§ Lord Jopling
asked the Chairman of Committees:
Why the House of Commons Commission in setting up an initial feasibility study for visitor facilities for the Houses of Parliament did not do so in conjunction with the House of Lords; and what representations have been made on behalf of the House of Lords; and [HL642]
Why the consultants' meetings about setting up a visitor centre for the Houses of Parliament with 13 representatives of the House of Lords included only one peer; and what instructions the other 12 representatives of the House of Lords had previously been given by individual peers or groups of peers with regard to their evidence or views; and [HL643]135WA
How much land within the parliamentary estate might be taken up by option five of the consultants' report on setting up a visitor centre for the Houses of Parliament and how much land in Victoria Tower Gardens; and whether he will resist access by visitors being granted to and from a building on that site across Black Rod's Garden and will insist that access be from outside the parliamentary estate; and [HL644]
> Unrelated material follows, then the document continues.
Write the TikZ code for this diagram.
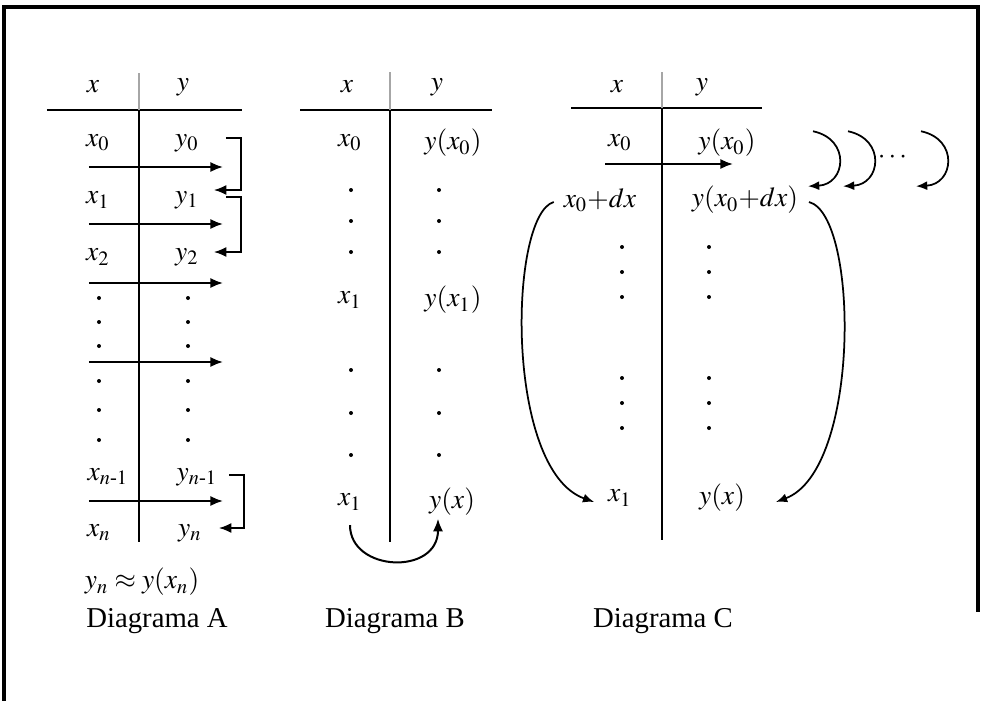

Whether, in view of the House of Commons Commission's action in asking the consultants who prepared the feasibility study for a visitor centre for the Houses of Parliament to examine the possibility of putting the whole visitor centre facilities in Victoria Tower Gardens, he will suggest that such a facility be built underground together with an underground car park for the House of Lords. [HL645]
§ The Chairman of Committees (Lord Brabazon of Tara)
The initial feasibility study for improved visitor facilities was commissioned by the House of Commons Board of Management, acting through the Group on Information for the Public (GIP). The study was conducted by the consultants Haley Sharpe, in conjunction with Purcell Miller Tritton and Partners (conservation architects).
GIP is a Commons body, but the House of Lords is represented on it by Mary Morgan, the Director of Public Information. The group is charged with increasing and improving the public understanding of Parliament, so fulfilling one of the strategic objectives adopted by the House of Commons Commission in October 2001 (see the commission's 24th annual report, 2001–02, p.10). It has been particularly concerned about the way in which visitors of all types (whether on business or simply to see the building) are received when they come to Parliament. Related concerns have been expressed by Members of this House in recent debates, including those initiated by the noble Lord, Lord Hodgson of Astley Abbots, on 4 July 2001 (HL Deb., cols. 821–34) and the noble Lord, Lord Norton of Louth on 13 March 2002 (HL Deb., cols. 827–65).
The decision to commission an initial feasibility study was therefore taken by the House of Commons administration. The object of the study was to assess what options were available for improving visitor facilities, not to agree a single way forward. No formal representations were made on behalf of the House of Lords, although the consultants did meet senior officials, including Black Rod, the agent of the Administration and Works Sub-Committee. The House has been kept informed throughout, and the Administration and Works Sub-Committee took note of developments on 2 July.
A general notice was issued to Members of both Houses in the all-party whip on 16 May, inviting them to make their views known to the consultants, who subsequently conducted a number of interviews. No instructions were given by individual Members or groups of Members to those from the House of Lords who spoke to the consultants.136WA
The feasibility study covered a range of options and different levels of visitor facilities, from an improved welcome and access to more fully developed information provision. At this stage no decisions have been taken, and no options either ruled in or ruled out. Proposals to build underground car-parking facilities in Victoria Tower Gardens have been considered by the Administration and Works Sub-Committee in the past (notably in 1991), but have been rejected on the grounds of costs. However, with regard to option five of the present feasibility study, no detailed appraisals have been undertaken, and further examination of the Victoria Tower Gardens option could well include consideration of other facilities, which would have to be costed. No agreement will be given to any scheme until all relevant issues have been thoroughly explored, including that of access to the parliamentary estate.
The House of Commons Commission discussed the report on 18 November and has asked for further studies to be undertaken, while asking several Commons committees their views. The House Committee of this House discussed the report at its first meeting on 10 December and has remitted it to the Information Committee and the Administration and Works Committee for detailed consideration. The House Committee will consider the matter again in the light of recommendations from these committees. I urge the noble Lord, should he wish to make formal representations on this matter, to write either to me, as Chairman of the Administration and Works Committee, or to the noble Lord, Lord Baker of Dorking, as Chairman of the Information Committee.